Step 4: Review Exclusions Carefully
The commercial trap in many fit-out quotations is the exclusion section. Look for exclusions around:
- HVAC
- Electrical fixtures
- AV
- Chairs and loose furniture
- Access control
- Statutory approvals
- Demolition and debris
- After-hours execution
- Taxes
- Delivery and installation
Sometimes the "best" quote is only better because it excluded the riskiest scope.
Step 5: Review Commercial Terms
- Advance percentage
- Stage billing
- Retention
- Change-order rules
- Timeline commitment
- Delay handling
- Defect liability period
- Testing and handover responsibility
A Simple Comparison Framework
| Factor | What to check |
|---|---|
| Scope completeness | Are all major work packages included? |
| BOQ clarity | Are quantities and line items transparent? |
| Specification quality | Are materials and makes clear? |
| Commercial fairness | Are payment terms and exclusions reasonable? |
| Execution confidence | Do timeline and methodology look realistic? |
| Total value | Is the price fair for the actual scope? |
What to Do When One Quote Is Much Lower
- Which work heads are not included?
- What specs have been downgraded?
- What assumptions are different?
- What has been priced as provisional?
- What will be billed later as variation?
Cheap quotes are often just incomplete quotes.
What to Do When One Quote Is Much Higher
A high quote is not automatically wrong either.

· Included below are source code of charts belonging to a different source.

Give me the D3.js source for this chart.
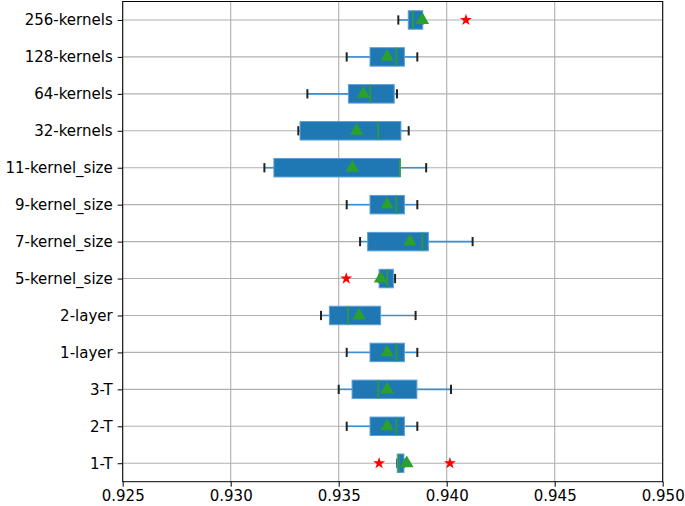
<!DOCTYPE html>
<html>
<head>
<meta charset="utf-8">
<script src="https://cdn.jsdelivr.net/npm/d3@7"></script>
<style>
  body { margin: 0; background: #fff; }
  svg { display: block; }
  text { font-family: "DejaVu Sans", sans-serif; fill: #000; }
</style>
</head>
<body>
<div id="chart"></div>
<script>
// categories listed top to bottom as they appear
var categories = ["256-kernels", "128-kernels", "64-kernels", "32-kernels", "11-kernel_size",
    "9-kernel_size", "7-kernel_size", "5-kernel_size", "2-layer", "1-layer", "3-T", "2-T", "1-T"];
var whiskerLow = [0.93776, 0.93537, 0.93355, 0.93313, 0.93156, 0.93537, 0.93599, 0.93687, 0.93418, 0.93537, 0.93500, 0.93537, 0.93771];
var q1 = [0.93822, 0.93645, 0.93545, 0.93321, 0.93200, 0.93645, 0.93634, 0.93687, 0.93457, 0.93645, 0.93562, 0.93645, 0.93771];
var medians = [0.93843, 0.93767, 0.93646, 0.93683, 0.93784, 0.93767, 0.93887, 0.93725, 0.93543, 0.93767, 0.93683, 0.93767, 0.93781];
var q3 = [0.93889, 0.93804, 0.93757, 0.93788, 0.93784, 0.93804, 0.93915, 0.93753, 0.93694, 0.93804, 0.93862, 0.93804, 0.93802];
var whiskerHigh = [0.93889, 0.93864, 0.93770, 0.93824, 0.93905, 0.93864, 0.94120, 0.93761, 0.93856, 0.93864, 0.94020, 0.93864, 0.93802];
var means = [0.93887, 0.93724, 0.93614, 0.93583, 0.93563, 0.93724, 0.93830, 0.93694, 0.93594, 0.93724, 0.93724, 0.93724, 0.93815];
var outliers = [[0.94089], [], [], [], [], [], [], [0.93535], [], [], [], [], [0.93687, 0.94015]];
var xTicks = [0.925, 0.930, 0.935, 0.940, 0.945, 0.950];

var width = 685,
    height = 506,
    margin = { top: 1.5, right: 22.3, bottom: 24.3, left: 122.7 };

var data = categories.map(function (c, i) {
    return {
        name: c, lo: whiskerLow[i], q1: q1[i], med: medians[i], q3: q3[i],
        hi: whiskerHigh[i], mean: means[i], fliers: outliers[i]
    };
});

var svg = d3.select("#chart").append("svg")
    .attr("width", width)
    .attr("height", height);

var x = d3.scaleLinear()
    .domain([0.925, 0.950])
    .range([margin.left, width - margin.right]);

var y = d3.scalePoint()
    .domain(categories)
    .range([margin.top, height - margin.bottom])
    .padding(0.5);

var boxH = y.step() * 0.5; // matplotlib default widths=0.5
var capH = boxH * 0.5;

// grid lines
var grid = svg.append("g").attr("stroke", "#b0b0b0").attr("stroke-width", 1.1);
grid.selectAll("line.gx").data(xTicks).enter().append("line")
    .attr("x1", d => x(d)).attr("x2", d => x(d))
    .attr("y1", margin.top).attr("y2", height - margin.bottom);
grid.selectAll("line.gy").data(categories).enter().append("line")
    .attr("x1", margin.left).attr("x2", width - margin.right)
    .attr("y1", d => y(d)).attr("y2", d => y(d));

var rows = svg.selectAll("g.row").data(data).enter().append("g")
    .attr("class", "row")
    .attr("transform", d => "translate(0," + y(d.name) + ")");

// whiskers
rows.append("line")
    .attr("x1", d => x(d.lo)).attr("x2", d => x(d.q1))
    .attr("stroke", "#3d8ed0").attr("stroke-width", 1.6);
rows.append("line")
    .attr("x1", d => x(d.q3)).attr("x2", d => x(d.hi))
    .attr("stroke", "#3d8ed0").attr("stroke-width", 1.6);

// caps
rows.selectAll("line.cap")
    .data(d => [d.lo, d.hi])
    .enter().append("line")
    .attr("class", "cap")
    .attr("x1", v => x(v)).attr("x2", v => x(v))
    .attr("y1", -capH / 2).attr("y2", capH / 2)
    .attr("stroke", "#222").attr("stroke-width", 2);

// boxes
rows.append("rect")
    .attr("x", d => x(d.q1))
    .attr("y", -boxH / 2)
    .attr("width", d => Math.max(0, x(d.q3) - x(d.q1)))
    .attr("height", boxH)
    .attr("fill", "#1f77b4")
    .attr("stroke", "#5a9fd8")
    .attr("stroke-width", 1);

// medians
rows.append("line")
    .attr("x1", d => x(d.med)).attr("x2", d => x(d.med))
    .attr("y1", -boxH / 2).attr("y2", boxH / 2)
    .attr("stroke", "#2ca02c").attr("stroke-width", 1.6);

// means (triangles)
var tri = d3.symbol().type(d3.symbolTriangle).size(80);
rows.append("path")
    .attr("d", tri)
    .attr("transform", d => "translate(" + x(d.mean) + ",0)")
    .attr("fill", "#2ca02c");

// outliers (red stars)
var star = d3.symbol().type(d3.symbolStar).size(45);
rows.selectAll("path.flier")
    .data(d => d.fliers)
    .enter().append("path")
    .attr("class", "flier")
    .attr("d", star)
    .attr("transform", v => "translate(" + x(v) + ",0)")
    .attr("fill", "#ff0000");

// axes
var xAxis = svg.append("g")
    .attr("transform", "translate(0," + (height - margin.bottom) + ")")
    .call(d3.axisBottom(x).tickValues(xTicks).tickFormat(d3.format(".3f")).tickSize(5).tickPadding(4).tickSizeOuter(0));
var yAxis = svg.append("g")
    .attr("transform", "translate(" + margin.left + ",0)")
    .call(d3.axisLeft(y).tickSize(5).tickPadding(5).tickSizeOuter(0));

[xAxis, yAxis].forEach(function (a) {
    a.select(".domain").remove();
    a.selectAll("line").attr("stroke", "#000").attr("stroke-width", 1);
    a.selectAll("text").style("font-size", "15px").style("font-family", "DejaVu Sans");
});

// frame
svg.append("rect")
    .attr("x", margin.left).attr("y", margin.top)
    .attr("width", width - margin.left - margin.right)
    .attr("height", height - margin.top - margin.bottom)
    .attr("fill", "none").attr("stroke", "#000").attr("stroke-width", 1);
</script>
</body>
</html>
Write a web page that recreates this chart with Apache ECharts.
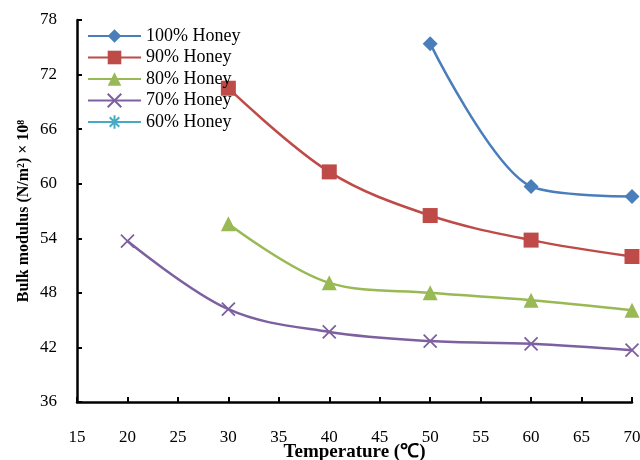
<!DOCTYPE html>
<html><head><meta charset="utf-8">
<script src="https://cdn.jsdelivr.net/npm/echarts@6/dist/echarts.min.js"></script>
<style>html,body{margin:0;padding:0;background:#fff}#c{width:640px;height:460px}</style>
</head><body><div id="c"></div>
<script>
const temps = [20, 30, 40, 50, 60, 70];
const honey100 = [null, null, null, 75.4, 59.7, 58.6];
const honey90 = [null, 70.5, 61.3, 56.5, 53.8, 52.0];
const honey80 = [null, 55.6, 49.1, 48.0, 47.2, 46.1];
const honey70 = [53.7, 46.2, 43.7, 42.7, 42.4, 41.7];
const honey60 = [];
const names = ['100% Honey', '90% Honey', '80% Honey', '70% Honey', '60% Honey'];

const font = 'Liberation Serif';
function pairs(vals){ return temps.map((t,i)=>[t, vals[i]]).filter(p=>p[1]!=null); }
const crossPath = 'path://M0,0L10,10M10,0L0,10';
const starPath = 'path://M5,0L5,10M0,5L10,5M1.5,1.5L8.5,8.5M8.5,1.5L1.5,8.5';

const defs = [
  {name:names[0], data:honey100, color:'#4A7EBB', symbol:'diamond', size:15, smooth:0.3},
  {name:names[1], data:honey90, color:'#BE4B48', symbol:'rect', size:15, smooth:0.35},
  {name:names[2], data:honey80, color:'#98B954', symbol:'triangle', size:15, smooth:0.35},
  {name:names[3], data:honey70, color:'#7D60A0', symbol:crossPath, size:13, stroke:true, smooth:0.35},
  {name:names[4], data:honey60, color:'#46AAC5', symbol:starPath, size:13, stroke:true, smooth:0.35}
];

const series = defs.map(d => ({
  name: d.name,
  type: 'line',
  smooth: d.smooth,
  data: pairs(d.data),
  symbol: d.symbol,
  symbolSize: d.size,
  showAllSymbol: true,
  lineStyle: {color: d.color, width: 2.5},
  itemStyle: d.stroke ? {color: 'rgba(0,0,0,0)', borderColor: d.color, borderWidth: 1.8} : {color: d.color, borderColor: d.color, borderWidth: 0},
  emphasis: {disabled: true}
}));

const chart = echarts.init(document.getElementById('c'));
chart.setOption({
  animation: false,
  backgroundColor: '#fff',
  grid: {left: 77, right: 8, top: 20, bottom: 58, outerBoundsMode: 'none', containLabel: false},
  legend: {
    orient: 'vertical', left: 82, top: 22, itemGap: 3.5, itemWidth: 53, itemHeight: 17,
    textStyle: {fontFamily: font, fontSize: 18, color: '#000', lineHeight: 18},
    data: names
  },
  xAxis: {
    type: 'value', min: 15, max: 70, interval: 5,
    name: 'Temperature (℃)', nameLocation: 'middle', nameGap: 41, nameMoveOverlap: false,
    nameTextStyle: {fontFamily: font, fontSize: 19, fontWeight: 'bold', color: '#000'},
    axisLine: {lineStyle: {color: '#000', width: 2.5}},
    axisTick: {inside: true, length: 5, lineStyle: {color: '#000', width: 2}},
    axisLabel: {fontFamily: font, fontSize: 17, color: '#000', margin: 27},
    splitLine: {show: false}
  },
  yAxis: {
    type: 'value', min: 36, max: 78, interval: 6,
    name: 'Bulk modulus (N/m²) × 10⁸', nameLocation: 'middle', nameGap: 45, nameMoveOverlap: false,
    nameTextStyle: {fontFamily: font, fontSize: 16, fontWeight: 'bold', color: '#000'},
    axisLine: {show: true, lineStyle: {color: '#000', width: 2.5}},
    axisTick: {show: true, inside: true, length: 5, lineStyle: {color: '#000', width: 2}},
    axisLabel: {fontFamily: font, fontSize: 17, color: '#000', margin: 20},
    splitLine: {show: false}
  },
  series: series
});
</script></body></html>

Ask: is this vendor including more complete MEP? Are they using stronger materials? Are they pricing logistics and compliance more realistically? Have they included better furniture and accessories? Sometimes the highest quote is the only one that actually understood the project.
A Practical Decision Rule
Award based on: aligned scope, acceptable spec, transparent BOQ, fair commercial structure, and confidence in execution. Not the prettiest presentation, the cheapest total, or the most persuasive salesperson.
FAQs
How many office interior quotations should I compare?
Three to five properly itemised quotations are usually enough, provided the scope is aligned.
What is the biggest mistake in quote comparison?
Comparing final totals before comparing inclusions and exclusions.
Can the cheapest quote still be the best?
Yes, but only after you confirm it includes the same scope and specification as the others.